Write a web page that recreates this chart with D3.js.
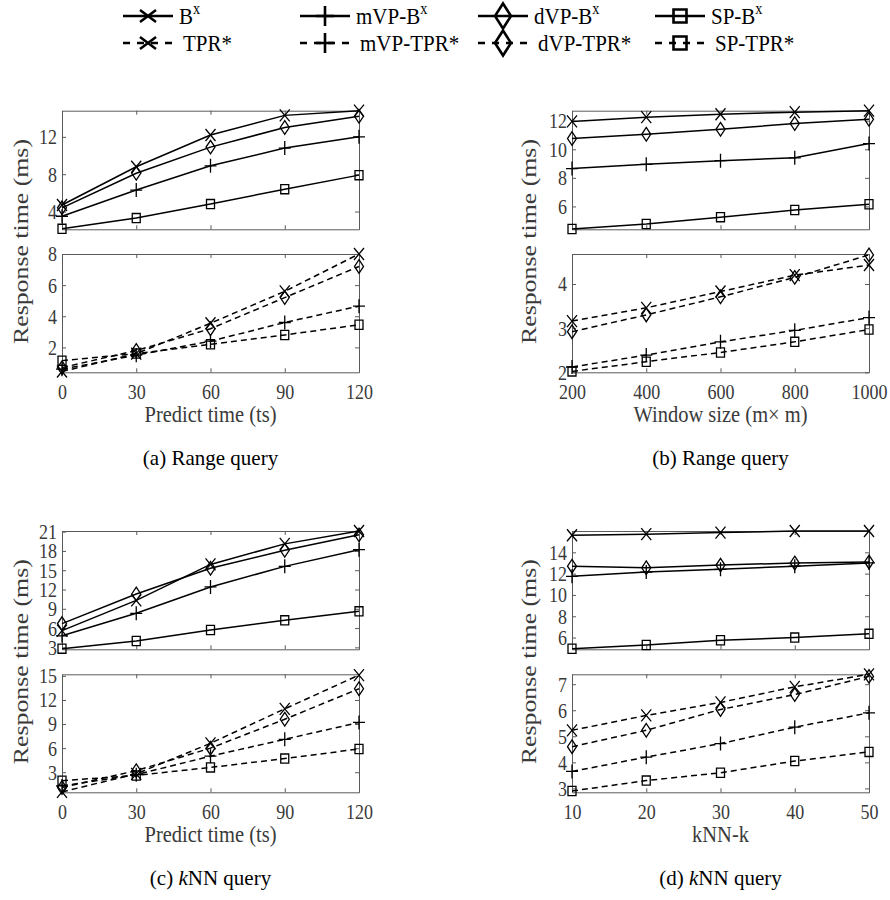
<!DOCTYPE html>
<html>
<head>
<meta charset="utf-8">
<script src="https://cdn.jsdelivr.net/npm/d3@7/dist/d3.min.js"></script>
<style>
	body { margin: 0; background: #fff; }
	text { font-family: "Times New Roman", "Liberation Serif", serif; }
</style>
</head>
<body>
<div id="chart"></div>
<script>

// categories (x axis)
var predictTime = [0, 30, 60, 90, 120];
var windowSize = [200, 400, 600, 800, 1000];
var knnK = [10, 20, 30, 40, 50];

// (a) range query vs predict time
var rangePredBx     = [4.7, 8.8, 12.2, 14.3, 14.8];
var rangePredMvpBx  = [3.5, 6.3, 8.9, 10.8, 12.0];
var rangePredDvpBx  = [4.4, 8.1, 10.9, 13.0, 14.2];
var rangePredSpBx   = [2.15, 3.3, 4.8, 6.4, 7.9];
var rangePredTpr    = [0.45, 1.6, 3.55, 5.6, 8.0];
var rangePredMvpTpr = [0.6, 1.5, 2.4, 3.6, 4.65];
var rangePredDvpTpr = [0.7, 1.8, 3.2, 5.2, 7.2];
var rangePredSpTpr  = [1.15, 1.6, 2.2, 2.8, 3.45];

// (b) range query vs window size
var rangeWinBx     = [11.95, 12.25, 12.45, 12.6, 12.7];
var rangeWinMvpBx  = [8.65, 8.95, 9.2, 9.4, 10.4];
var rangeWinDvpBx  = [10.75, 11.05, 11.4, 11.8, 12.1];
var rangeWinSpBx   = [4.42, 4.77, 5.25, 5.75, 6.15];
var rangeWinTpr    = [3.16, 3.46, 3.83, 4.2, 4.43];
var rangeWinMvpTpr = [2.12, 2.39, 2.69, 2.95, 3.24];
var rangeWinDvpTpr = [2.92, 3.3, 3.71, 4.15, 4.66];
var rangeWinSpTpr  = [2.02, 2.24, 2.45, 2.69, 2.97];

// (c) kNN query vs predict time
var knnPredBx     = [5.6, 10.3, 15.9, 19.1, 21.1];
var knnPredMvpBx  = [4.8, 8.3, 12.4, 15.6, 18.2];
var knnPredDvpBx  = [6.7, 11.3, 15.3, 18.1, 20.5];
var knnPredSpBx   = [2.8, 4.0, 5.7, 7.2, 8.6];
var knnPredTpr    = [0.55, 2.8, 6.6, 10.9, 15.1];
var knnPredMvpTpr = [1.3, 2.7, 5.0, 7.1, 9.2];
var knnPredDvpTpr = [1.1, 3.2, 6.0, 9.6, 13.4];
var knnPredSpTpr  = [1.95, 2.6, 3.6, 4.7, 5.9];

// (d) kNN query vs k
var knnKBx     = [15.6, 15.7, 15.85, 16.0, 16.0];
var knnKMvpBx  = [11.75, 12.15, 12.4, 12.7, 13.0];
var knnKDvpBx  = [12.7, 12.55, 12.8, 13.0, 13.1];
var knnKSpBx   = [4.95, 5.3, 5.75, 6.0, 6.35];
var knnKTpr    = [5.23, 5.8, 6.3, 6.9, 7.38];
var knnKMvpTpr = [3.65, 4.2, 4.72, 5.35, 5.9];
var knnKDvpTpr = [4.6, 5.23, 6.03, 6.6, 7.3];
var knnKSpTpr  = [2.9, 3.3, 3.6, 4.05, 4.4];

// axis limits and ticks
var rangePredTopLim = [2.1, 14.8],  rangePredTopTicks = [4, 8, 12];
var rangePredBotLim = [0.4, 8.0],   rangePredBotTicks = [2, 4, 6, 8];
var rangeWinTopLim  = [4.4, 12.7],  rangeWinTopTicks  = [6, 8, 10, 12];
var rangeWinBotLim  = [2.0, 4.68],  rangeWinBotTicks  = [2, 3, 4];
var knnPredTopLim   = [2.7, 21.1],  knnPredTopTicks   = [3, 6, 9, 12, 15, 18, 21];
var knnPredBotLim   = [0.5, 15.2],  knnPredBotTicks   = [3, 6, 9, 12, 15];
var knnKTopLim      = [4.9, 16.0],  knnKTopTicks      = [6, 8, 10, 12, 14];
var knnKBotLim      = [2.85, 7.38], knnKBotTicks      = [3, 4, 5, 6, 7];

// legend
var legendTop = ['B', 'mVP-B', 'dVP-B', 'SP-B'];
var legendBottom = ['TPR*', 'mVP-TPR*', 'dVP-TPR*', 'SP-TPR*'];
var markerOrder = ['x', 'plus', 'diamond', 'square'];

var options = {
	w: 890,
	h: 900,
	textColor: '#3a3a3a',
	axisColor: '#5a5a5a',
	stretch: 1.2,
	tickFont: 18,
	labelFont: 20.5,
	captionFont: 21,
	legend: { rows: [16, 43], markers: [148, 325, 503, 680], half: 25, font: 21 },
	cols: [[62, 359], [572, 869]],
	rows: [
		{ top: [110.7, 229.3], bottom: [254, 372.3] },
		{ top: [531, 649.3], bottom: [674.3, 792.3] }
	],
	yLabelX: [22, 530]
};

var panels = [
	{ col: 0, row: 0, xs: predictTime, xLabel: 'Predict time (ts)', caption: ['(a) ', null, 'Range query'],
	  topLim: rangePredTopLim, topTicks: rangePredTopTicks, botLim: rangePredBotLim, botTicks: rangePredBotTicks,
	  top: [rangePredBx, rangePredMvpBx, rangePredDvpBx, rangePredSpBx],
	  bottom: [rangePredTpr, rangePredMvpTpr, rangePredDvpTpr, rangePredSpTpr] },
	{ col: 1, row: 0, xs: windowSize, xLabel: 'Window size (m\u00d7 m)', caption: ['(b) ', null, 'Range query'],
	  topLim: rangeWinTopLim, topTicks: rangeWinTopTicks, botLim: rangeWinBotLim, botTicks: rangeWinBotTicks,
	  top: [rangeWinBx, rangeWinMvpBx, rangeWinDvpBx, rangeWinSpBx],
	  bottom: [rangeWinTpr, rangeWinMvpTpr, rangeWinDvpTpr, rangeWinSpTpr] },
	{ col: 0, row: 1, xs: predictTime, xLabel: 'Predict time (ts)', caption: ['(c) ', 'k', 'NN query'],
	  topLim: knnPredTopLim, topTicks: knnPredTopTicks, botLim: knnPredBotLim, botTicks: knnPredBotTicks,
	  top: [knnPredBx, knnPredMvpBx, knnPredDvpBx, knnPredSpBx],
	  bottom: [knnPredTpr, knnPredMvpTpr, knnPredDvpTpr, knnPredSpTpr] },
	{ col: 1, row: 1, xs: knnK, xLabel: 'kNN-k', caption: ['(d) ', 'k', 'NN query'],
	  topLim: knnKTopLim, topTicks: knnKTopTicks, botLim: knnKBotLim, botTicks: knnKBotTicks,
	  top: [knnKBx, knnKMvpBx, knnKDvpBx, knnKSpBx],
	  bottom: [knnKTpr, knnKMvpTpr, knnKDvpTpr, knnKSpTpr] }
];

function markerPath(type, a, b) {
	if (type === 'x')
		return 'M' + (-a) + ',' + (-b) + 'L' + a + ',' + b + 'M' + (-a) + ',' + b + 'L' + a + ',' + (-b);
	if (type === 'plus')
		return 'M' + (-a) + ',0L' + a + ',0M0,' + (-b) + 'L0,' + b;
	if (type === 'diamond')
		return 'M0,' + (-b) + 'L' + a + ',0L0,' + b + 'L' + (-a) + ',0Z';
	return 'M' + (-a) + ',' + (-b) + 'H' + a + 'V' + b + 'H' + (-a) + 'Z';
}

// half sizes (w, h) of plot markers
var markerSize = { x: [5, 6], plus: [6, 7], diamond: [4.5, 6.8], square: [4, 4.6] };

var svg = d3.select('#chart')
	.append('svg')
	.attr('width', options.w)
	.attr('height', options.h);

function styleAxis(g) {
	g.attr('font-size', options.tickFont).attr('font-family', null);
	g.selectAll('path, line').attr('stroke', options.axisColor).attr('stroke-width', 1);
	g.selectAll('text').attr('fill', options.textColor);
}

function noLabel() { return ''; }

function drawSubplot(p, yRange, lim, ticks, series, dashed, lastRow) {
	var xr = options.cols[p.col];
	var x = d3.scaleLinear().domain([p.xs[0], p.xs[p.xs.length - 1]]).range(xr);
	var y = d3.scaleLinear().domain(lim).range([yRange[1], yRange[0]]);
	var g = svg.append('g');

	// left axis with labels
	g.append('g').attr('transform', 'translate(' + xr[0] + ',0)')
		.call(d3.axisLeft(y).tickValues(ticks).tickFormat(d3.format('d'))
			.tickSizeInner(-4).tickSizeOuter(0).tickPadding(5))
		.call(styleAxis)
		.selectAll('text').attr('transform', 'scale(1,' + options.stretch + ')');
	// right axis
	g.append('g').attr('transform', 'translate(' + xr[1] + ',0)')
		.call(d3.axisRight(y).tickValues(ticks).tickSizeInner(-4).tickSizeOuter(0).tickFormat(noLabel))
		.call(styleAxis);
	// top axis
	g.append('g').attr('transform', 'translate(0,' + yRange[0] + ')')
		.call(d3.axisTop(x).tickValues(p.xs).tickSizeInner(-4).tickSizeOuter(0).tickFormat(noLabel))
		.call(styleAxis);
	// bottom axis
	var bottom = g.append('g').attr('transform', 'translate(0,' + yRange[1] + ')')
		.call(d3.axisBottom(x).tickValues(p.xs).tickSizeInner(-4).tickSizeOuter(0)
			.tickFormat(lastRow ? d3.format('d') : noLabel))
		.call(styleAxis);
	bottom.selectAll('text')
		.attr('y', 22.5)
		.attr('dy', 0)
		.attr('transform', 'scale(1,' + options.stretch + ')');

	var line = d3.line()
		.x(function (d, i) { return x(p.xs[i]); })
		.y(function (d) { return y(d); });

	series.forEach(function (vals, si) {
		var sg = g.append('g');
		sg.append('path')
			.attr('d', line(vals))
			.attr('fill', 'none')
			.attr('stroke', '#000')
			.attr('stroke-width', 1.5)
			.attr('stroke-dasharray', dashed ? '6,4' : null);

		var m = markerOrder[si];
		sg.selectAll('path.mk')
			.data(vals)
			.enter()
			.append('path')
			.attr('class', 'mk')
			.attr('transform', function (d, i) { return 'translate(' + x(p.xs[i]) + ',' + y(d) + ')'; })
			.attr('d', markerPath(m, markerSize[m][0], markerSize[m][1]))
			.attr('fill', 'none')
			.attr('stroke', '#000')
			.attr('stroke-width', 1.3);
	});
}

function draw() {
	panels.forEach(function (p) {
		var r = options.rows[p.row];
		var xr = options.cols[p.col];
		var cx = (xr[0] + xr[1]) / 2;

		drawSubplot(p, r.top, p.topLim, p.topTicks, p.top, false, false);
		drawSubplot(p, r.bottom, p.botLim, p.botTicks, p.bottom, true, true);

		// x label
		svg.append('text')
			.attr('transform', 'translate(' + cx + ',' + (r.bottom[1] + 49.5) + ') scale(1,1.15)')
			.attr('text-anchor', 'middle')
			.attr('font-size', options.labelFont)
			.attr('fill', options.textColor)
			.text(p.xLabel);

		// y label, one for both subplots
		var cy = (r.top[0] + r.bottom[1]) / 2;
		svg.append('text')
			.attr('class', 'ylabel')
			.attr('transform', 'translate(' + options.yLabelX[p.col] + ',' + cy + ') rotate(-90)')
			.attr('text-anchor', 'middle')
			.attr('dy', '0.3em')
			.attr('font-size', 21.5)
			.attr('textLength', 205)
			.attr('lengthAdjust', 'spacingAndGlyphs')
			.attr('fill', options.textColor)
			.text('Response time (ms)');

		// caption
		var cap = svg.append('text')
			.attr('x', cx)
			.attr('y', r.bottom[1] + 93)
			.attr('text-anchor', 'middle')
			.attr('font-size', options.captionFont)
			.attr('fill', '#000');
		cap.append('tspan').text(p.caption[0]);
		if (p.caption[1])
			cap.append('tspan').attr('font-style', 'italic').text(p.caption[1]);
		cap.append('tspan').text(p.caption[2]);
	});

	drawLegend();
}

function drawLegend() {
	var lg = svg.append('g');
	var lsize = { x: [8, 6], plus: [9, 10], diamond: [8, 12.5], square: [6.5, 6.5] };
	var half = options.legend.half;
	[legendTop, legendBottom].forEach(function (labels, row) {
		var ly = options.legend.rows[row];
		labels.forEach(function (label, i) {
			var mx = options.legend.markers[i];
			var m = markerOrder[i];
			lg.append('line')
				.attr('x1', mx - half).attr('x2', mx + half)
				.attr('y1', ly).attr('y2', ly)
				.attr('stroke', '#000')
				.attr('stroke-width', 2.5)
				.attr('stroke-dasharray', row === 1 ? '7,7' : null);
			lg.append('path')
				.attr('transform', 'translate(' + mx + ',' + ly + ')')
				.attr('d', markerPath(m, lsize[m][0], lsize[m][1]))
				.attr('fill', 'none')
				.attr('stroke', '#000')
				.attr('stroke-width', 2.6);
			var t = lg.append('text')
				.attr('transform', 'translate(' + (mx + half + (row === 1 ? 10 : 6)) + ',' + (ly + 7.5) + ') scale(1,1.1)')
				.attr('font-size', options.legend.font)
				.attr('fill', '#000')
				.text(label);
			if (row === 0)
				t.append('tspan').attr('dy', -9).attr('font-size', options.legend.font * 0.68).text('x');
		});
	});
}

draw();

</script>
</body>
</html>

# [Short problem]
Up to and including the line containing "2.2, 2.8, 3.45];", repeat every line from the start of the data, but none of the pictures.

# [The completed task]
Write a web page that recreates this chart with D3.js.
<!DOCTYPE html>
<html>
<head>
<meta charset="utf-8">
<script src="https://cdn.jsdelivr.net/npm/d3@7/dist/d3.min.js"></script>
<style>
	body { margin: 0; background: #fff; }
	text { font-family: "Times New Roman", "Liberation Serif", serif; }
</style>
</head>
<body>
<div id="chart"></div>
<script>

// categories (x axis)
var predictTime = [0, 30, 60, 90, 120];
var windowSize = [200, 400, 600, 800, 1000];
var knnK = [10, 20, 30, 40, 50];

// (a) range query vs predict time
var rangePredBx     = [4.7, 8.8, 12.2, 14.3, 14.8];
var rangePredMvpBx  = [3.5, 6.3, 8.9, 10.8, 12.0];
var rangePredDvpBx  = [4.4, 8.1, 10.9, 13.0, 14.2];
var rangePredSpBx   = [2.15, 3.3, 4.8, 6.4, 7.9];
var rangePredTpr    = [0.45, 1.6, 3.55, 5.6, 8.0];
var rangePredMvpTpr = [0.6, 1.5, 2.4, 3.6, 4.65];
var rangePredDvpTpr = [0.7, 1.8, 3.2, 5.2, 7.2];
var rangePredSpTpr  = [1.15, 1.6, 2.2, 2.8, 3.45];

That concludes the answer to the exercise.